The situation remained tense through Wednesday evening, with the Red Cross setting up tents at Ter Apel. According to the humanitarian organizations, there were around 200 people with no place to go. In the end, the tents were not necessary, since the Groningen Safety Region managed to find around 100 shelter spots in an emergency location in Heerenveen, while the other 100 asylum seekers slept in the lobby at Ter Apel.
Red Cross director Marieke van Schaik told the press that this is “an absolute low point” for Ter Apel. Red Cross representatives also declared that the current situation is “below any humanitarian level and downright unacceptable”.
As of Thursday May 12, no permanent solution to the overcrowding problem had been found since municipalities cannot be legally forced to host asylum seekers. State Secretary Van der Burg expects the shortage of places to continue for almost a week.
Experts have been calling for the government to provide more permanent reception structures for asylum seekers across the country, but so far there is no concrete plan for that.
Past crises in Ter Apel
This is only the latest chapter in Ter Apel’s history of overcrowding emergencies in the past couple of months alone.
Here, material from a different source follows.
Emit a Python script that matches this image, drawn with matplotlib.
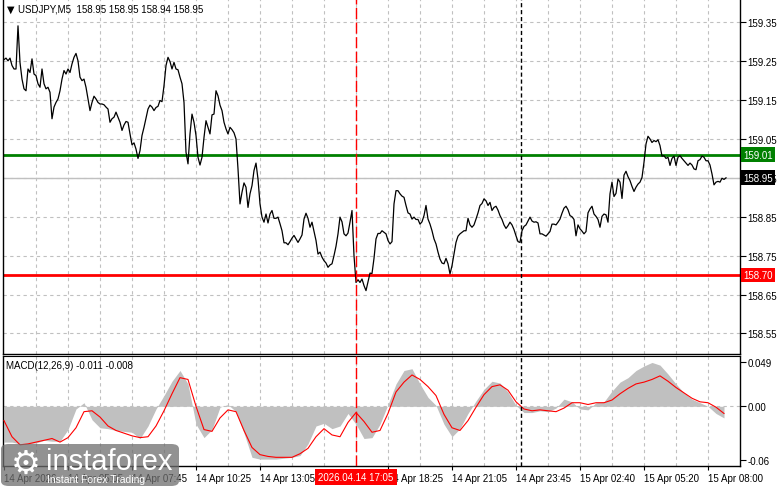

All people applying for asylum in the Netherlands need to report to the center in Ter Apel, so that they can be assigned a more permanent spot elsewhere in the country. But here is where the lack of permanent reception spots plays a big role: the shortage means that many asylum seekers, instead of staying just one night at the shelter in Ter Apel – as intended –, end up being stuck there longer. That is what is one of the main causes of overcrowding.
On March 21st, the COA observed that, while municipalities were rushing to find shelters for the first groups of Ukrainian refugees, no spots were being offered to asylum seekers from other countries.
On April 10th, Groningen Mayor and Head of the emergency region Koen Schuiling visited the reception center and spoke out against what he called “our own Lampedusa”, where “children play among the waste”. On that occasion, he also called out municipalities that were quick to find places for Ukrainians but hesitated when asked to find other spots for asylum seekers from other countries.
Mayor Schuiling’s words about municipalities not doing their part are confirmed by an analysis done by the NOS, which highlighted that of the fifty largest municipalities in the Netherlands, three – Roosendaal, Delft and Westland – have not taken in any asylum seekers in the past twelve years.
On April 15th, the Children’s Ombudsman Margrite Kalverboer told NRC that children in Ter Apel suffer from trauma and do not receive mental help. She expressed worry, especially for the 113 unaccompanied minors that were present at the center.
The crisis was temporarily solved on April 19th, when the municipalities of Amsterdam, Oss, Nijmegen and Alkmaarstepped up and made space for 300 asylum seekers.